## WHAT THE TASK REQUIRES
In the lines below, output everything from the first line through the line containing "const ref = useRef(null);" exactly as it is. Pictures are not part of the output.

====== RECORDS SHOWN

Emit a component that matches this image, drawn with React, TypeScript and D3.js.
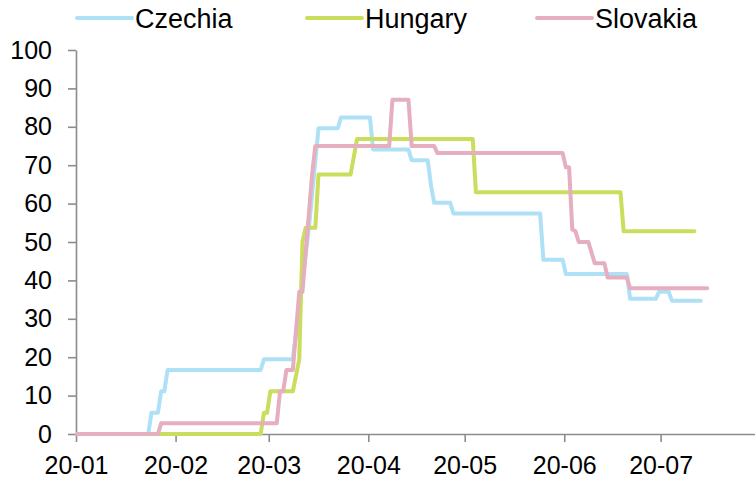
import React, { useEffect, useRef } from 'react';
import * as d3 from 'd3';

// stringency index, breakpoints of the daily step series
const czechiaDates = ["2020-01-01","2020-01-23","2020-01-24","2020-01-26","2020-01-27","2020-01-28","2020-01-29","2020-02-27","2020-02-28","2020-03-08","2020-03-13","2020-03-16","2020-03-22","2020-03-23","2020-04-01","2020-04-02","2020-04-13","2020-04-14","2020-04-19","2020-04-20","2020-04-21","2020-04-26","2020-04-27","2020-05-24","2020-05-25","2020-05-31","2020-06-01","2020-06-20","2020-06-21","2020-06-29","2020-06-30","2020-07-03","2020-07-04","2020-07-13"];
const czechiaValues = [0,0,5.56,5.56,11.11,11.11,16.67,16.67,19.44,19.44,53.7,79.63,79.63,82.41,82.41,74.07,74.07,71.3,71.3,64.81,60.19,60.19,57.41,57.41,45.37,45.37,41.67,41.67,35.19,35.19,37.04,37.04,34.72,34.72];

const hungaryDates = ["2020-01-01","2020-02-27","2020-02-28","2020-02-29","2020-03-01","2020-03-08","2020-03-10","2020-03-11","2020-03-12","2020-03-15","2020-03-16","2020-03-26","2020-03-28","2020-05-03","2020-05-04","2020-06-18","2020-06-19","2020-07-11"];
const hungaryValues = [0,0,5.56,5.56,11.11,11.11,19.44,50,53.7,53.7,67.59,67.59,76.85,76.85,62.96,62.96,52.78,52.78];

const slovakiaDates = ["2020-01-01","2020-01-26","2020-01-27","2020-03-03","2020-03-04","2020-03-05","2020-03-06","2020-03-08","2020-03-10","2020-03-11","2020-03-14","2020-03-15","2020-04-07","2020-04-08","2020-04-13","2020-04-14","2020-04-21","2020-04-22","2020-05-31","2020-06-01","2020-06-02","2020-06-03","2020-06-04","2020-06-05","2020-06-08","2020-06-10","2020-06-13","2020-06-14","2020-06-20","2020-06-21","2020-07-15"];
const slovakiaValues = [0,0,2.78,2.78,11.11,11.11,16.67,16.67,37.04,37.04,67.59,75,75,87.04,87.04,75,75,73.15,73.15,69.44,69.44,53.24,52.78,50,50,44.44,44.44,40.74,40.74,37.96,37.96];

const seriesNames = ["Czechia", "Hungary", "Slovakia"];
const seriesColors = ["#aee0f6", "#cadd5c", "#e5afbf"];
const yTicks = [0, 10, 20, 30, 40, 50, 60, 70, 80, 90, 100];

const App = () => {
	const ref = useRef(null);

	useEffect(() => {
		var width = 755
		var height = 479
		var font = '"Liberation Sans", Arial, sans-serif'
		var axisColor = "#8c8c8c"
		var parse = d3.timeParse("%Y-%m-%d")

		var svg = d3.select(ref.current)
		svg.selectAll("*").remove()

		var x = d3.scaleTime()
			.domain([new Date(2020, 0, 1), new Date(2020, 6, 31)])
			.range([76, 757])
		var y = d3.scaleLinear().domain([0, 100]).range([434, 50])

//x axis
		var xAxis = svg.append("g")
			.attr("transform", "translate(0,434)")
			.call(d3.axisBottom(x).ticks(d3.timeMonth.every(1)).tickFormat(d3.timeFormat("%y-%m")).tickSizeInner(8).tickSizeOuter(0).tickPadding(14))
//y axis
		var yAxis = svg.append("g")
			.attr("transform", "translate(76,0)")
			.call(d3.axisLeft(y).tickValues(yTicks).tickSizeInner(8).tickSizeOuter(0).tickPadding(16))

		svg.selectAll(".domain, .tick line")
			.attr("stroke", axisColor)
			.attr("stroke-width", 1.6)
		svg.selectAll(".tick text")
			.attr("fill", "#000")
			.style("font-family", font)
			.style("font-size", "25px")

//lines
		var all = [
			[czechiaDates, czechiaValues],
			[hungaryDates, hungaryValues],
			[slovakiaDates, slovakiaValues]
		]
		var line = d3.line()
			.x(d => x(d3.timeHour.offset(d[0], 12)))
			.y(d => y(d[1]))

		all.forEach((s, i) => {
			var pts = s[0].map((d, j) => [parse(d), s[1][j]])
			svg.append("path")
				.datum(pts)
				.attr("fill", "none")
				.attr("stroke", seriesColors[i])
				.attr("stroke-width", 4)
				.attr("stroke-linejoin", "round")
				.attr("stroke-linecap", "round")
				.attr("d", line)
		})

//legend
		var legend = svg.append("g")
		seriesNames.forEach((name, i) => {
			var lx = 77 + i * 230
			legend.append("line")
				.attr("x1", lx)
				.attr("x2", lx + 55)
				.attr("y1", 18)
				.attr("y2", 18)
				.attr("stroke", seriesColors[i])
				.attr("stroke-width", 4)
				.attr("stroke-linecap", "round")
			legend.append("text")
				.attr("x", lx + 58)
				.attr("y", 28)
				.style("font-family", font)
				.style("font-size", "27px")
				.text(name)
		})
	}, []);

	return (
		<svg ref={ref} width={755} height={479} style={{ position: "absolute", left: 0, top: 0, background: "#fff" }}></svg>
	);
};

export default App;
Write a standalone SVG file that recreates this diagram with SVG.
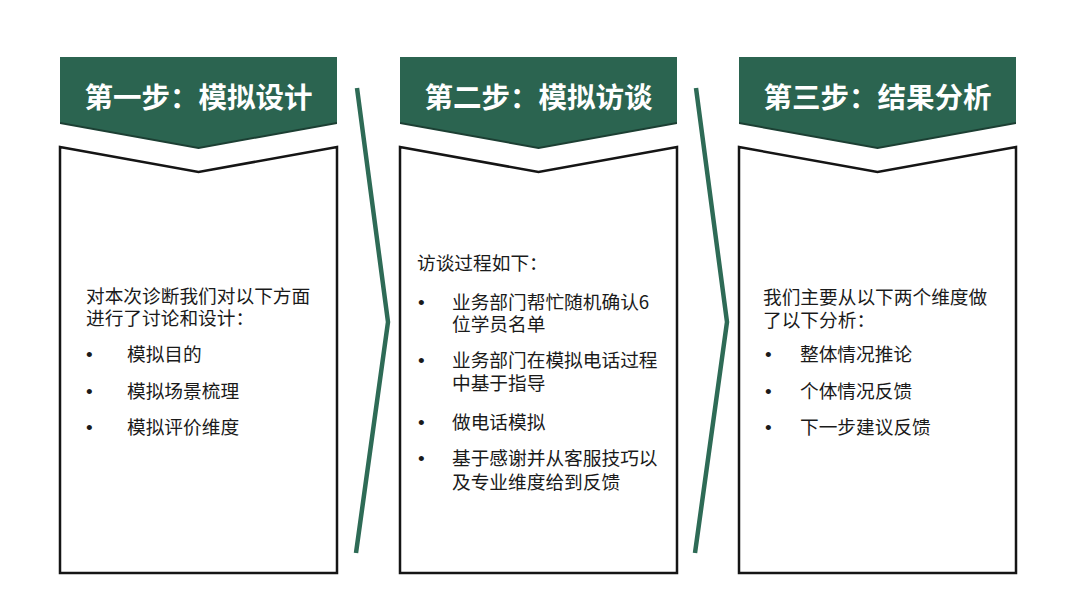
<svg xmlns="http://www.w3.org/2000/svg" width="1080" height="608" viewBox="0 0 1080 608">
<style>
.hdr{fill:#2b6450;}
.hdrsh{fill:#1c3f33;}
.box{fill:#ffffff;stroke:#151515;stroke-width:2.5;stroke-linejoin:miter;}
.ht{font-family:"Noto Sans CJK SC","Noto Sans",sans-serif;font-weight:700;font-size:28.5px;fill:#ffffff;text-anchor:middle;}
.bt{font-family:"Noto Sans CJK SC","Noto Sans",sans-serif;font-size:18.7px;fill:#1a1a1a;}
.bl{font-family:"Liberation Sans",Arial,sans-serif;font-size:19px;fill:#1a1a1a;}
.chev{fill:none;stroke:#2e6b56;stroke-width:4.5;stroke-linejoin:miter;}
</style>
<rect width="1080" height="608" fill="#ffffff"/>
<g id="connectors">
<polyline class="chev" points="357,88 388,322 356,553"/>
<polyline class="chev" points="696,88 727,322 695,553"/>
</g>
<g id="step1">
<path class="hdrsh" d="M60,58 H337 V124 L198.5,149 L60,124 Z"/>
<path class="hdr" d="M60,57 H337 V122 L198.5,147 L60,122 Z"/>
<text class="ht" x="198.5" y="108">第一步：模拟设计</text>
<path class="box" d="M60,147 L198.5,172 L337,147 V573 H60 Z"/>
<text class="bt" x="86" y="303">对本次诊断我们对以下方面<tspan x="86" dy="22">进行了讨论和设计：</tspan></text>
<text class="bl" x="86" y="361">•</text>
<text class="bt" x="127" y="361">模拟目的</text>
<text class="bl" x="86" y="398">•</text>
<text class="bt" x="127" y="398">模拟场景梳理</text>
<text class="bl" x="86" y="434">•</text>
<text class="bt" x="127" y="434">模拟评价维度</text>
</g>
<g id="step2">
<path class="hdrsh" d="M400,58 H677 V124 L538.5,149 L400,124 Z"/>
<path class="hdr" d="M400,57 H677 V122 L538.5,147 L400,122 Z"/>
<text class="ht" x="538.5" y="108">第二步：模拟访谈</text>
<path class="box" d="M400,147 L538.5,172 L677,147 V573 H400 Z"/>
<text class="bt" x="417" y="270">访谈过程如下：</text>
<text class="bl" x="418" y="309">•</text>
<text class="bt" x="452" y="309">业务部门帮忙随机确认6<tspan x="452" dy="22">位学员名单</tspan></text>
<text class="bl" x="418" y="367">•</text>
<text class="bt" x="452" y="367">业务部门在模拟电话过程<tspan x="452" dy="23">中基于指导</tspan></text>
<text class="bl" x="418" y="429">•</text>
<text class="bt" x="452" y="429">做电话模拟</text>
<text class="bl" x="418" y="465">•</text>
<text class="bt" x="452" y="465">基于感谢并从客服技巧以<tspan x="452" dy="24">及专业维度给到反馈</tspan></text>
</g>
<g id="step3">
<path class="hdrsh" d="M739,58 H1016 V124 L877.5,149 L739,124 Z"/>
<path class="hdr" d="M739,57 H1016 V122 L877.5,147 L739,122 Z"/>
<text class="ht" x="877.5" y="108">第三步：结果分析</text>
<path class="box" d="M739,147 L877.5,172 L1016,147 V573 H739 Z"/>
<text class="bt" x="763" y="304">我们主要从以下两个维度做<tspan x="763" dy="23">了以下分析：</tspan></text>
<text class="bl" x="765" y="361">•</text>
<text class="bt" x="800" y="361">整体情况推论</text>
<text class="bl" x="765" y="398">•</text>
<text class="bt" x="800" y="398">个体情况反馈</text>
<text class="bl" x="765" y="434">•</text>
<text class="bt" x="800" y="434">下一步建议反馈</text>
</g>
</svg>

============

## EXERCISE SOLUTION
Emit a component that matches this image, drawn with React, TypeScript and D3.js.
import React, { useEffect, useRef } from 'react';
import * as d3 from 'd3';

// stringency index, breakpoints of the daily step series
const czechiaDates = ["2020-01-01","2020-01-23","2020-01-24","2020-01-26","2020-01-27","2020-01-28","2020-01-29","2020-02-27","2020-02-28","2020-03-08","2020-03-13","2020-03-16","2020-03-22","2020-03-23","2020-04-01","2020-04-02","2020-04-13","2020-04-14","2020-04-19","2020-04-20","2020-04-21","2020-04-26","2020-04-27","2020-05-24","2020-05-25","2020-05-31","2020-06-01","2020-06-20","2020-06-21","2020-06-29","2020-06-30","2020-07-03","2020-07-04","2020-07-13"];
const czechiaValues = [0,0,5.56,5.56,11.11,11.11,16.67,16.67,19.44,19.44,53.7,79.63,79.63,82.41,82.41,74.07,74.07,71.3,71.3,64.81,60.19,60.19,57.41,57.41,45.37,45.37,41.67,41.67,35.19,35.19,37.04,37.04,34.72,34.72];

const hungaryDates = ["2020-01-01","2020-02-27","2020-02-28","2020-02-29","2020-03-01","2020-03-08","2020-03-10","2020-03-11","2020-03-12","2020-03-15","2020-03-16","2020-03-26","2020-03-28","2020-05-03","2020-05-04","2020-06-18","2020-06-19","2020-07-11"];
const hungaryValues = [0,0,5.56,5.56,11.11,11.11,19.44,50,53.7,53.7,67.59,67.59,76.85,76.85,62.96,62.96,52.78,52.78];

const slovakiaDates = ["2020-01-01","2020-01-26","2020-01-27","2020-03-03","2020-03-04","2020-03-05","2020-03-06","2020-03-08","2020-03-10","2020-03-11","2020-03-14","2020-03-15","2020-04-07","2020-04-08","2020-04-13","2020-04-14","2020-04-21","2020-04-22","2020-05-31","2020-06-01","2020-06-02","2020-06-03","2020-06-04","2020-06-05","2020-06-08","2020-06-10","2020-06-13","2020-06-14","2020-06-20","2020-06-21","2020-07-15"];
const slovakiaValues = [0,0,2.78,2.78,11.11,11.11,16.67,16.67,37.04,37.04,67.59,75,75,87.04,87.04,75,75,73.15,73.15,69.44,69.44,53.24,52.78,50,50,44.44,44.44,40.74,40.74,37.96,37.96];

const seriesNames = ["Czechia", "Hungary", "Slovakia"];
const seriesColors = ["#aee0f6", "#cadd5c", "#e5afbf"];
const yTicks = [0, 10, 20, 30, 40, 50, 60, 70, 80, 90, 100];

const App = () => {
	const ref = useRef(null);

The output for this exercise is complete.